Starc was one of the bowlers who took a truckload of wickets for Australia. PC – X

Twenty-nine wickets. The number of wickets that have fallen by the second day of the ongoing Ashes Test between England and Australia in Perth. Who knows? As I complete this copy, Australia could very well be batting in their second innings. And that brings up the question of whether the conditions have been treacherous for batting.

There is one more element to add here. Isn’t it true that a sizeable portion of the wickets were also due to poor batting? Or a slew of batters unable to negate the extra bounce the Perth pitch is offering? Just consider England’s abject display in the second innings. In the 17th over of the innings, Ben Duckett was dismissed by the ever-persevering Scott Boland, with the delivery kicking up from off a back-of-a-length spot.
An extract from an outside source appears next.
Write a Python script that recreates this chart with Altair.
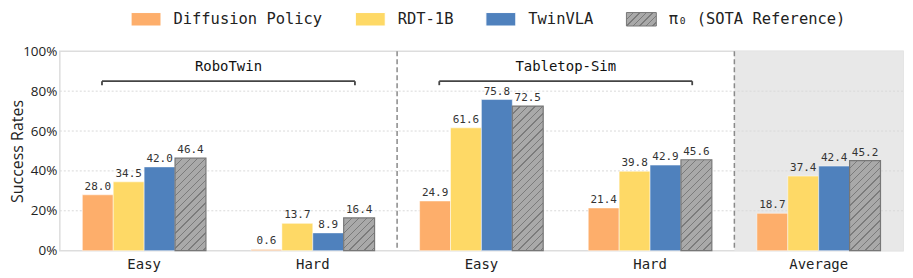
import json
import altair as alt
import pandas as pd

# ---------------- data ----------------
groups = ["RoboTwin", "RoboTwin", "Tabletop-Sim", "Tabletop-Sim", "Average"]
levels = ["Easy", "Hard", "Easy", "Hard", "Average"]
series = ["Diffusion Policy", "RDT-1B", "TwinVLA", "π₀ (SOTA Reference)"]
diffusion_policy = [28.0, 0.6, 24.9, 21.4, 18.7]
rdt_1b = [34.5, 13.7, 61.6, 39.8, 37.4]
twinvla = [42.0, 8.9, 75.8, 42.9, 42.4]
pi0 = [46.4, 16.4, 72.5, 45.6, 45.2]
y_ticks = [0, 20, 40, 60, 80, 100]
bracket_names = ["RoboTwin", "Tabletop-Sim"]
colors = ["#fdae6b", "#fed966", "#4f81bd", "#a9a9a9"]

# ---------------- layout / style ----------------
W, H = 846, 200
OFFSET_PAD = 0.729
BAR_W = (W / len(levels)) / (len(series) + 2 * OFFSET_PAD)
MONO = "DejaVu Sans Mono"
SANS = "Open Sans"
HATCH_BG = "#a9a9a9"
HATCH_FG = "#7b7b7b"

cats = [f"{g}|{l}" for g, l in zip(groups, levels)]
values_by_series = [diffusion_policy, rdt_1b, twinvla, pi0]
rows = []
for s, vals in zip(series, values_by_series):
    for c, v in zip(cats, vals):
        rows.append({"cat": c, "series": s, "value": v})
df = pd.DataFrame(rows)

brackets = pd.DataFrame({
    "name": bracket_names,
    "start": [cats[0], cats[2]],
    "end": [cats[1], cats[3]],
})
separators = pd.DataFrame({"cat": [cats[1], cats[3]]})
avg_bg = pd.DataFrame({"cat": [cats[4]]})
grid_df = pd.DataFrame({"value": [t for t in y_ticks if 0 < t < 100]})


def hatch(w, h, period=7.5, line=1.3, bg=HATCH_BG, fg=HATCH_FG):
    """45-degree '///' stripes as a bbox-relative linear gradient."""
    h = max(h, 0.5)
    t = (1 / h + 1 / w) / (1 / h ** 2 + 1 / w ** 2)
    n = (w + h) / period
    f = line / period
    stops = []
    k = 0
    while k < n:
        a = k / n
        b = min((k + f) / n, 1.0)
        c = min((k + 1) / n, 1.0)
        stops += [
            {"offset": round(a, 5), "color": fg},
            {"offset": round(b, 5), "color": fg},
            {"offset": round(b, 5), "color": bg},
            {"offset": round(c, 5), "color": bg},
        ]
        k += 1
    return {"gradient": "linear", "x1": 0, "y1": 0,
            "x2": round(t / h, 6), "y2": round(t / w, 6), "stops": stops}


legend_hatch = {"expr": json.dumps(hatch(30, 13.5, period=6.5))}

x_scale = alt.Scale(domain=cats, paddingInner=0, paddingOuter=0)
xo_scale = alt.Scale(domain=series, paddingInner=0, paddingOuter=OFFSET_PAD)
y_scale = alt.Scale(domain=[0, 100], nice=False)

legend = alt.Legend(
    title=None, orient="none", legendX=71, legendY=-48, direction="horizontal",
    columns=4, symbolType="M-1,-0.45H1V0.45H-1Z", symbolSize=900,
    symbolStrokeWidth=1, labelFont=MONO, labelFontSize=15.5, labelColor="#222",
    labelOffset=12, columnPadding=30, padding=0, labelLimit=400,
)
fill_scale = alt.Scale(domain=series, range=colors[:3] + [legend_hatch])
stroke_scale = alt.Scale(domain=series, range=["#ffffff", "#ffffff", "#ffffff", "#777777"])

x_axis = alt.Axis(
    title=None, labelExpr="split(datum.label, '|')[1]", labelAngle=0,
    labelFont=MONO, labelFontSize=14, labelColor="#222", labelPadding=7,
    ticks=False, domain=False, grid=False,
)
y_axis = alt.Axis(
    title="Success Rates", values=y_ticks, labelExpr="datum.value + '%'",
    labelFont=SANS, labelFontSize=13.5, labelColor="#222", labelPadding=3,
    labelOverlap=False, labelFlush=False,
    titleFont=SANS, titleFontSize=16, titleFontWeight="normal", titleColor="#222",
    titleX=-42, titleY=100, titleAngle=270, titleAlign="center", titleBaseline="middle",
    ticks=False, domain=False, grid=False,
)


def X(field, **kw):
    return alt.X(field, scale=x_scale, axis=x_axis, **kw)


def Y(field):
    return alt.Y(field, scale=y_scale, axis=y_axis)


def YD(v):
    return alt.YDatum(v, scale=y_scale, axis=y_axis)


bg = alt.Chart(avg_bg).mark_rect(color="#e8e8e8").encode(x=X("cat:N"))

grid = alt.Chart(grid_df).mark_rule(color="#d9d9d9", strokeDash=[2, 2], strokeWidth=1).encode(
    y=Y("value:Q")
)

seps = alt.Chart(separators).mark_rule(color="#8a8a8a", strokeDash=[5, 3], strokeWidth=1.5).encode(
    x=X("cat:N", bandPosition=1)
)

bars = alt.Chart(df).transform_filter(
    alt.datum.series != series[3]
).mark_bar(strokeWidth=0.8, strokeOpacity=0.6).encode(
    x=X("cat:N"),
    xOffset=alt.XOffset("series:N", scale=xo_scale),
    y=Y("value:Q"),
    fill=alt.Fill("series:N", scale=fill_scale, legend=legend),
    stroke=alt.Stroke("series:N", scale=stroke_scale, legend=legend),
)

pi_layers = []
for c, v in zip(cats, pi0):
    pi_layers.append(
        alt.Chart(df).transform_filter(
            (alt.datum.series == series[3]) & (alt.datum.cat == c)
        ).mark_bar(fill=hatch(BAR_W, v * H / 100), stroke="#777777", strokeWidth=1.2).encode(
            x=X("cat:N"),
            xOffset=alt.XOffset("series:N", scale=xo_scale),
            y=Y("value:Q"),
        )
    )

labels = alt.Chart(df).mark_text(
    font=MONO, fontSize=11, color="#333", baseline="bottom", dy=-3
).encode(
    x=X("cat:N"),
    xOffset=alt.XOffset("series:N", scale=xo_scale),
    y=Y("value:Q"),
    text=alt.Text("value:Q", format=".1f"),
)

bracket_line = alt.Chart(brackets).mark_rule(color="#444", strokeWidth=1.8).encode(
    x=X("start:N", bandPosition=0.25),
    x2=alt.X2("end", bandPosition=0.75),
    y=YD(85),
)
bracket_l = alt.Chart(brackets).mark_rule(color="#444", strokeWidth=1.8).encode(
    x=X("start:N", bandPosition=0.25),
    y=YD(85), y2=alt.Y2Datum(83),
)
bracket_r = alt.Chart(brackets).mark_rule(color="#444", strokeWidth=1.8).encode(
    x=X("end:N", bandPosition=0.75),
    y=YD(85), y2=alt.Y2Datum(83),
)
bracket_text = alt.Chart(brackets).mark_text(
    font=MONO, fontSize=14, color="#111", baseline="middle"
).encode(
    x=X("start:N", bandPosition=1),
    y=YD(92),
    text="name:N",
)

chart = alt.layer(
    bg, grid, seps, bars, *pi_layers, labels,
    bracket_line, bracket_l, bracket_r, bracket_text,
).properties(
    width=W, height=H,
    autosize=alt.AutoSizeParams(type="none"),
    padding={"left": 52, "top": 43, "right": 2, "bottom": 25},
).configure_view(
    stroke="#dddddd", strokeWidth=1.5
)

chart.save("out.html", embed_options={"renderer": "svg", "actions": False})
Harry Brook, who is a back-foot player, tried to drive a good-length delivery while hanging back and was caught in the slips. Joe Root threw his hands at an angled-across delivery from Starc and chopped one onto the stumps. On an unresponsive wicket for fast bowling, he might have got away with that stroke. Then there was Jamie Smith. He edged a couple of Starc’s deliveries that bounced extra, with one chance being dropped and the other going over the slip cordon.

Yes, Smith might consider himself unlucky for being given out when it seemed as if the spike on RTS came after the ball had passed the bat. But the narrative remained the same: he too struggled against Perth’s bounce. Something similar happened during Australia’s innings, where the majority of their batters were undone by bounce, either while defending or playing aggressive shots.

Granted, England’s pace attack in the first innings, as well as Starc and Boland in the second, found nifty movement off the seam. But the movement on offer doesn’t seem exaggerated. And there was little variable bounce.

So, was it poor batting? Dicey conditions for batting? Or just quality fast bowling? The right answer could be a mixture of ordinary batsmanship against the famous Perth bounce, blended with tricky climes for batting and some classy pace bowling. But it doesn’t seem prudent to call it treacherous conditions.